Degenerating Riemann surfaces and the Quillen metric

TL;DR

This paper offers a geometric interpretation of the degeneration of the Quillen metric on Riemann surfaces, connecting it with Deligne's Riemann-Roch theorem and monodromy eigenvalues, extending previous results.

Contribution

It introduces a geometric perspective on Quillen metric degeneration using Deligne's Riemann-Roch theorem, generalizing earlier work by Bismut-Bost and Yoshikawa.

Findings

Interpretation of the singular part as a discriminant

Continuous part as a degeneration of Deligne product metrics

Asymptotic development involving monodromy eigenvalues

Abstract

The degeneration of the Quillen metric for a one-parameter family of Riemann surfaces has been studied by Bismut-Bost and Yoshikawa.

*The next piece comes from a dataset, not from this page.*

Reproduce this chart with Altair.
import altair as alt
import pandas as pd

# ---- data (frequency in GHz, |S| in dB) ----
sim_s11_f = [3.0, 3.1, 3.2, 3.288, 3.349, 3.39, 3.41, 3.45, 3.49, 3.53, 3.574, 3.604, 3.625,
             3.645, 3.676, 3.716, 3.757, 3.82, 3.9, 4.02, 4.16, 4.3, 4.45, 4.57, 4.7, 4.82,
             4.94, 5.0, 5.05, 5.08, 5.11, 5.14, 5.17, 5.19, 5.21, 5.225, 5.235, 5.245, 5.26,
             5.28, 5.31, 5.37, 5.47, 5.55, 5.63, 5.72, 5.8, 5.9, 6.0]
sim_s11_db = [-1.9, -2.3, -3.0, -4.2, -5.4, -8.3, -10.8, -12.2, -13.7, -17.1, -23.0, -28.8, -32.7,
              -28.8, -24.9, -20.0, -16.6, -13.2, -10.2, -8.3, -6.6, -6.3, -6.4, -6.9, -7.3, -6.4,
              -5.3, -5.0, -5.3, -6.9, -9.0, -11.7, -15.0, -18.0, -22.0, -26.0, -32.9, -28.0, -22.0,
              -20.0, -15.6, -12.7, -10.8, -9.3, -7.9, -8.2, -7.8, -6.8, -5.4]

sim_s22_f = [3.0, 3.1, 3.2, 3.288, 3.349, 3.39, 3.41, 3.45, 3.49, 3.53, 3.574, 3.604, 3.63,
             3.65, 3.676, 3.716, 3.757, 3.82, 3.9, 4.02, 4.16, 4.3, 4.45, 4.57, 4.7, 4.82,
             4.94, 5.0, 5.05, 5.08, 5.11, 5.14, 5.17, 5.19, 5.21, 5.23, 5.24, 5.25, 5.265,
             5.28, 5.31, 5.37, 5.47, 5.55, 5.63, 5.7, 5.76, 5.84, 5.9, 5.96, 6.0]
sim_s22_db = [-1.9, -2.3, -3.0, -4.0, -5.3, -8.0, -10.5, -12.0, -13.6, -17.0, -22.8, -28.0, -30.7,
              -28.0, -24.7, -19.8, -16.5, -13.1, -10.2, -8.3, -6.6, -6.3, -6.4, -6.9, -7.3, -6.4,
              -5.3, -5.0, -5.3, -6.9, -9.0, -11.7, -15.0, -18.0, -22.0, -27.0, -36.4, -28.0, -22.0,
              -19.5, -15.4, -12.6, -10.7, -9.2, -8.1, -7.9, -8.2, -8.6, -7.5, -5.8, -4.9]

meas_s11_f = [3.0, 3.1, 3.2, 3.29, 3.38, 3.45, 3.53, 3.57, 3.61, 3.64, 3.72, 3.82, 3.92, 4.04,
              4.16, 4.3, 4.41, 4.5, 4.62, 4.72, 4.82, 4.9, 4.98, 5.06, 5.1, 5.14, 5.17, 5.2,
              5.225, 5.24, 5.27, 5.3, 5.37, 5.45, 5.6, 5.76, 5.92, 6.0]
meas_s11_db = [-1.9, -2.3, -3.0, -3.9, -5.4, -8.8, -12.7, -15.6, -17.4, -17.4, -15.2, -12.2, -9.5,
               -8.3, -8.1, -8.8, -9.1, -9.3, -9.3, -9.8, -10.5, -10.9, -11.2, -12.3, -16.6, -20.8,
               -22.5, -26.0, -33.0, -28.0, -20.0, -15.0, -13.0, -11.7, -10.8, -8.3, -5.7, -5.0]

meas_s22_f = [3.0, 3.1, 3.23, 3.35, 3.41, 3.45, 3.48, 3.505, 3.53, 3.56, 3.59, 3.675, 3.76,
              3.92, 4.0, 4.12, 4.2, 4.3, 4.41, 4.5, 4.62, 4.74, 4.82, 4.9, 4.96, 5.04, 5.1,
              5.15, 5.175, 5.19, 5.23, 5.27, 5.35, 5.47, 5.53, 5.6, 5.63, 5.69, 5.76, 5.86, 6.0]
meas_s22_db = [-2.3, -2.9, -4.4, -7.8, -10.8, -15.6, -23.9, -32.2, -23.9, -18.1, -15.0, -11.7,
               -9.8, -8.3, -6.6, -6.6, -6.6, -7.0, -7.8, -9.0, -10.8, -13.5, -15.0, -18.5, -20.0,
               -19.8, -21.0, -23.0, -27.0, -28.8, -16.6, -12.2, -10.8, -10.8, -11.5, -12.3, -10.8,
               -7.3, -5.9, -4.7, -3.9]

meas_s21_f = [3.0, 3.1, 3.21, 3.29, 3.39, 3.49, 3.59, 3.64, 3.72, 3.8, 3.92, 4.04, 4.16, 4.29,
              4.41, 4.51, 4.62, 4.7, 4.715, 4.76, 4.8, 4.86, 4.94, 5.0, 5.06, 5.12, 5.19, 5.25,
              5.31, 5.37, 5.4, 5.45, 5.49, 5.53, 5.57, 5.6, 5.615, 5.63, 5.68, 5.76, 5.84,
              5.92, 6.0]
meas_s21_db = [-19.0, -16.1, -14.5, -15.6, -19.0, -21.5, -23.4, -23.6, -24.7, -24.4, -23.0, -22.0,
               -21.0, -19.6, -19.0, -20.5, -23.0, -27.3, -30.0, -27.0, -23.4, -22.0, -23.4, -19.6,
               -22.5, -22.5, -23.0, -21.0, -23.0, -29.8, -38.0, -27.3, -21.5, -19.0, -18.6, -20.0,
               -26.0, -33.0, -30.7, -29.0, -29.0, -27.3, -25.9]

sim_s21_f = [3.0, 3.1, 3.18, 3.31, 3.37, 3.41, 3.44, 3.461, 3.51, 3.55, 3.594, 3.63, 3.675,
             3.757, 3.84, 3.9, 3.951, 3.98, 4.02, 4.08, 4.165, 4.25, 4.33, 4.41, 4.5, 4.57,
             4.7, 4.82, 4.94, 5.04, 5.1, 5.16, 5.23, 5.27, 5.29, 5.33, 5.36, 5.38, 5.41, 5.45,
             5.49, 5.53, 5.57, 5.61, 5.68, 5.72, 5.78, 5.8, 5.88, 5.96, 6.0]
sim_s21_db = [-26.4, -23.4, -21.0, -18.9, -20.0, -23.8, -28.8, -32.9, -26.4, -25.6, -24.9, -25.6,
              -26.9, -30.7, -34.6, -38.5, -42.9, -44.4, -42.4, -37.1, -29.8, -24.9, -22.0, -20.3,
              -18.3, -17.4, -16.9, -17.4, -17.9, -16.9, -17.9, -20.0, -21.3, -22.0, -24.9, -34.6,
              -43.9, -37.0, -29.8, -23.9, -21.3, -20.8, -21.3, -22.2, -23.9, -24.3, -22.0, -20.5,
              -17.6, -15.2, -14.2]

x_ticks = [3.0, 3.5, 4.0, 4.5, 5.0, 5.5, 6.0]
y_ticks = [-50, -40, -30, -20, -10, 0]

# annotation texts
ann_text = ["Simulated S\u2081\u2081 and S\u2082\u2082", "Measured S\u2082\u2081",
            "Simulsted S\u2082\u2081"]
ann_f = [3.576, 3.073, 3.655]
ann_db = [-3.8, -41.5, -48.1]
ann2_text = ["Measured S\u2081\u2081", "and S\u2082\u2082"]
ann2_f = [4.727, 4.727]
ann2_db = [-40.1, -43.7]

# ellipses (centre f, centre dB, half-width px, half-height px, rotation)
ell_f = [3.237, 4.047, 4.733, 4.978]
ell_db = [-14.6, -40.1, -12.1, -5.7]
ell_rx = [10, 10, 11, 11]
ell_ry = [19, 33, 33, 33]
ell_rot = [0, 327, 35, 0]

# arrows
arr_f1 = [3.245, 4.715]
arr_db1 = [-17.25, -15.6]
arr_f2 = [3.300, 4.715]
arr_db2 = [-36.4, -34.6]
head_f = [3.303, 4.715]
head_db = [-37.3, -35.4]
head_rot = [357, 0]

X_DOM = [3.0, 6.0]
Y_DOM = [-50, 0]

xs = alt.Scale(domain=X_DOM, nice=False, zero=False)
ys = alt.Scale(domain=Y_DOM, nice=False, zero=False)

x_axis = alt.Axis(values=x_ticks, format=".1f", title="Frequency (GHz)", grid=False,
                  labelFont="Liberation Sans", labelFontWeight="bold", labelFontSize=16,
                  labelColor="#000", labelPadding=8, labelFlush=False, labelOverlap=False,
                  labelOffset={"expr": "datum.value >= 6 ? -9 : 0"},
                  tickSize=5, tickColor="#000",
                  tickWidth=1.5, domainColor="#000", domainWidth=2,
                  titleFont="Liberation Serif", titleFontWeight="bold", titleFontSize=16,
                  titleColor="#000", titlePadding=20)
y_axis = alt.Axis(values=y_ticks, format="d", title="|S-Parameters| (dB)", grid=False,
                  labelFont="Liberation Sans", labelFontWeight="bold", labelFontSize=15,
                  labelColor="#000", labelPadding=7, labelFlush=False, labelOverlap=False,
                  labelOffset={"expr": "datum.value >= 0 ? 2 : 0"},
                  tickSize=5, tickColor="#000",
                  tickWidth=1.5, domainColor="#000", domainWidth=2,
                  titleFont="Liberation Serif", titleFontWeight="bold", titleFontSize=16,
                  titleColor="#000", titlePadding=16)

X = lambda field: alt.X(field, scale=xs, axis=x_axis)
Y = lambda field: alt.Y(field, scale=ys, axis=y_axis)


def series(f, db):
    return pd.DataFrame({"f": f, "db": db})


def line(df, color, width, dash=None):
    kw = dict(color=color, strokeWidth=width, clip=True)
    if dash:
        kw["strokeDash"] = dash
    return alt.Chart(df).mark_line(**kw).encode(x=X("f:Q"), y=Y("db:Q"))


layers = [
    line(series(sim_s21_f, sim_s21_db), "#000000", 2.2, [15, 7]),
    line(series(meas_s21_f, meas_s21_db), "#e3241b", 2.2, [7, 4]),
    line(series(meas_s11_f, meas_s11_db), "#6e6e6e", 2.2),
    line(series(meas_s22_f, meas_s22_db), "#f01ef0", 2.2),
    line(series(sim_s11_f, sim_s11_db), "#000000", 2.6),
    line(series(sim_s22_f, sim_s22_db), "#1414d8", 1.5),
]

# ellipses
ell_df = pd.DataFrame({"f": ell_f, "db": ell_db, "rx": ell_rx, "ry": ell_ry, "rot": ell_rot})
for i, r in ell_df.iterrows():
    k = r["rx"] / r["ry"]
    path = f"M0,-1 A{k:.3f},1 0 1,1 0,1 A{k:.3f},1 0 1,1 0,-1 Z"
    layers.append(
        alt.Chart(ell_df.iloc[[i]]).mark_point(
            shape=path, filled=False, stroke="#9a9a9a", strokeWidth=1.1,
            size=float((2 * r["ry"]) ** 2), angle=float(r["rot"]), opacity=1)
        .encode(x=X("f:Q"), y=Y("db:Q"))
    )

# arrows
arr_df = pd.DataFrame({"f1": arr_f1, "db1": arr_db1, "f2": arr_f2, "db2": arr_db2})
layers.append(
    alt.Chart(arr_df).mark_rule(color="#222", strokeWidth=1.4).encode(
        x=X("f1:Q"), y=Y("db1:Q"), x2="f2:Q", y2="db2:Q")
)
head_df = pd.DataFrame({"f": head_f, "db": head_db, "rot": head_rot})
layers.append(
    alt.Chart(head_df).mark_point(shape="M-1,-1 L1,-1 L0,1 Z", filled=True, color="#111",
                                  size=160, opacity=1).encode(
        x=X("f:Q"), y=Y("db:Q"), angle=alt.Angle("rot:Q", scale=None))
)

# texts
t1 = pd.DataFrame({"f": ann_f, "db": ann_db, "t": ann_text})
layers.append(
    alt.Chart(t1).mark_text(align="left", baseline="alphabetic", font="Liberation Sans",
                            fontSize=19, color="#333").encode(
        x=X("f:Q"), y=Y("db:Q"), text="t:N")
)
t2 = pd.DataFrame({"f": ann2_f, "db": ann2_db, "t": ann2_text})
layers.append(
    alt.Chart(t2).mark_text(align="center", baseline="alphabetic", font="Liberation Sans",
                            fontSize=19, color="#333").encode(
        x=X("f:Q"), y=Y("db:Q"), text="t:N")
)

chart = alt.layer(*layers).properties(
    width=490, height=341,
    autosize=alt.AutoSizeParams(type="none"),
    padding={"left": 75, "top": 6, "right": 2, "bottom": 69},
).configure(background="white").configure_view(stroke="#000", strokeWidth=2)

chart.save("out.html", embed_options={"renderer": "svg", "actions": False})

In this article we propose a more geometric point of view using Deligne's Riemann-Roch theorem. We obtain an interpretation of the singular part of the metric as a discriminant and the continuous part as a degeneration of the metric on Deligne products, which gives an asymptotic development involving the monodromy eigenvalues. This generalizes the results of Bismut-Bost and is a version of Yoshikawa's results on the degeneration of the Quillen metric for general degenerations with isolated singularities in the central fiber.